Pengurusan VOA cukup lancar, dan kami kembali masuk ke antrian
pemeriksaan imigrasi yang penyelesaiannya memerlukan waktu tidak lama. Saya
perhatikan beberapa orang sebelum meninggalkan konter imigrasi memencet tombol
yang saya sendiri tidak tahu apa maksudnya.
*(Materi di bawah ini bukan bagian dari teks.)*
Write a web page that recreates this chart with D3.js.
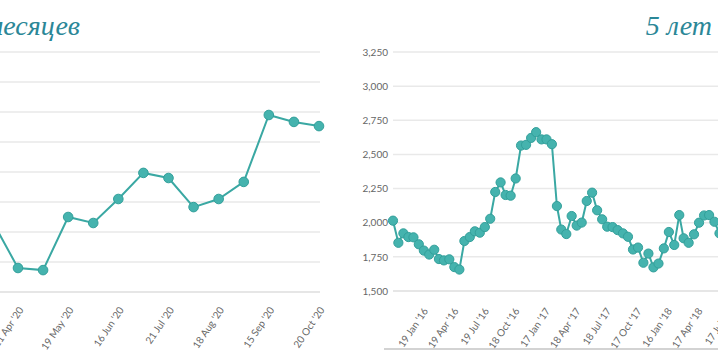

Setelah tiba giliran saya untuk pemeriksaan imigrasi, maka saya
perhatikan alat yang dipencet oleh orang-orang sebelum meninggalkan konter
imigrasi. Eh ternyata alat tersebut
adalah untuk mengambil data questionair tentang kesan pelayanan imigrasi. Kalau tidak salah di situ ada tulisan
excellent, good, fair, dan poor. Wah kita harus belajar fair, maka sebelum
meninggalkan konter langsung saya pencet saja “excellence”. Lega rasanya setelah selesai berurusan dengan
imigrasi. Pada saat kami sudah di Shenzhen
sungguh menyebalkan, karena betapa sulitnya berkomunikasi dengan orang. Akhirnya
kami mengikuti saja arus orang yang saya yakin menuju ke pintu ke luar, dan
memang benar kami menuju ke tempat terminal taksi.
Supir taksi di
Shenzhen kayak raja, karena kita harus menaikkan dan menurunkan koper
sendiri. Hal ini disebabkan banyaknya
pelanggan yang ngantri, sehingga kalau supir harus turun membantu menaikkan
luggage penumpang pasti akan mengakibatkan jalan macet. Akhirnya tiba giliran kami memperoleh taksi
setelah sekitar 10 menit mengantri, dan ternyata hotelnyapun cukup dekat dengan
biaya taksi hanya 23 Yuan. Posisi hotel Friendship
di kawasan pertokoan cukup ramai dan dekat
stasiun Gua Mao, sehinngga transportasi
dengan menggunakan MTR cukup mudah. Kami memesan hotel berbintang tiga ini
melalui jasa Agoda, dan ternyata harga hotel yang kami bayar tidak termasuk
makan pagi.
Pada saat kedatangan kami
mengalami kejadian yang sangat tidak mengenakkan, yang berawal dari koper yang
terkunci namun kemungkinan kunci tertinggal di Hongkong. Pada saat sampai hotel dalam kondisi
supercapek tidak bisa melakukan kegiatan apa-apa karena semua barang berada
dalam tas yang terkunci. Sebenarnya
persoalannya sangat gampang jika berada di rumah sendiri. Kuncinya cukup kecil, sehingga sekali pukul
dengan palu atau sekali betot dengan tang (catut) pasti kunci terbuka. Yang jelas di kamar hotel tidak ada barang yang
bisa digunakan sebagai alat bantu untuk membuka. Akhirnya kami mencoba mencari toko penjual tang atau palu di sekitar hotel.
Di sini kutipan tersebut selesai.